Ma vie de pingouin, Katarina Mazetti

Ma vie de pingouin, Katarina Mazetti


Il y a déjà un bon nombre d'année, j'avais été charmée par le ton léger et le sujet dont nous parlait Katarine Mazetti dans Le mec de la tombe d'à côté.

Dans Ma vie de pingouin, on change de cadre, et c'est heureux (on ne va quand même pas passer sa vie à relire sempiternellement les mêmes histoires...Ah, on m'indique que c'est pourtant ce que font les lecteurs de Musso... Bon et bien relisez, mes amis...), et j'ai immédiatement retrouvé le regard décalé et humoristique porté par l'auteur sur ses personnages, en connivence avec le lecteur.

Néanmoins, et c'est sans doute ce qui a le plus affecté ma lecture, les personnages se révèlent rapidement posséder des traits exacerbés qui les rendent tristement peu crédibles.

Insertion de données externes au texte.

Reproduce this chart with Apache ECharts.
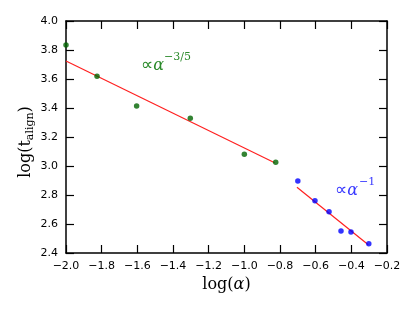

Ainsi le personnage de Linda, cette vieille bique aigrie qui semble totalement dénuée d'humanité puisque qu'elle n'inspire pas la moindre sympathie, ainsi le personnage de sa soeur, irrémédiablement soumise à sa bonne volonté, ainsi Brittmari, la dévergondée de service, et même les protagonistes, Wilma et Tomas, campent des postures faciles et, à ce titre, agaçantes.
Imaginez-vous que le pauvre Tomas passe sa vie à se plaindre. Bon, pas forcément pour rien non plus, Madame s'est barrée avec les gosses, mais on comprend bientôt qu'il était imbuvable. Wilma, quant à elle, et comme tout bon caractère féminin, se doit d'incarner la joie de vivre débordante, l'attitude positive qui, bien évidemment, va donc se briser comme une vague contre le rocher Tomas (désolée, les comparaisons sont à la hauteur de l'intrigue).
A tout cela s'ajoutent de petits mystères cousus de fil blanc (mais que cherche bien à faire Tomas dans cette expédition?), du pathos légèrement dégoulinant (Wilma est en réalité un personnage profond, sa bonhomie cache sa détresse), et trop, beaucoup trop de pingouins dont on se cale sévère.

Alors, attention, tout n'est pas à jeter. Il y a des passages intéressants sur toutes sortes de sujets, et certains personnages secondaires, bien que très linéaires, sont relativement amusants, sans parler d'Alba, qui apporte beaucoup, notamment grâce à sa tendance à comparer les humains à des animaux (saine occupation, que je vous recommande à tous).

Malheureusement, cela ne suffit pas à faire du roman autre chose qu'un exemple de feel-good litterature, qui remplit dignement les objectifs assignés, sans pour autant aller au-delà.
Parfait pour un dimanche pluvieux, sans autre prétention.


"Voir les humains comme des animaux est un passe-temps agréable et instructif, ça nous rend tous un peu plus stupides, mais aussi plus émouvants."

"Et soudain, j'ai aperçu mon premier pingouin! Il a envoyé valser toutes mes idées reçues. Parce qu'il ne se dandinait pas tout mignon vêtu d'un frac, il était couché dans un trou et me dévisageait d'un air furieux."

"Les marins anglais pensaient que les albatros étaient les âmes des marins noyés, et ils avaient probablement raison. Je les sens parfois fourmiller en moi, toutes ces vies, leurs histoires et leurs pensées."

"_Le sarcasme est la forme le plus vulgaire du trait d'esprit, ai-je murmuré." (Je n'ai qu'une chose à dire. Ceci est tout à fait faux.)

"Je suppose que toi, tu grignotais du Proust et du Kafka, mas les mères au foyer n'ont pas franchement le temps de lire les œuvres complètes de Proust, si tu vois ce que je veux dire!" (...)

"Les geignards et les pleurnicheurs, je sais les remettre à leur place, alors que les déprimés... J'ai souvent l'impression d'avoir pour vocation de les gaver de joie de vivre.
[...] Les gens malheureux adoptent souvent la mauvaise habitude d'exiger de la compassion, ils voient cela comme un droit, si toutefois ils en sont conscients."

"_Wilma, tu es incroyable, tu le sais? Tu n'as pas une seule hormone féminine en toi? Pourquoi tu ne me plains pas? Pourquoi tu ne pleures pas en serrant ma tête contre tes seins?" (Cet extrait m'afflige profondément).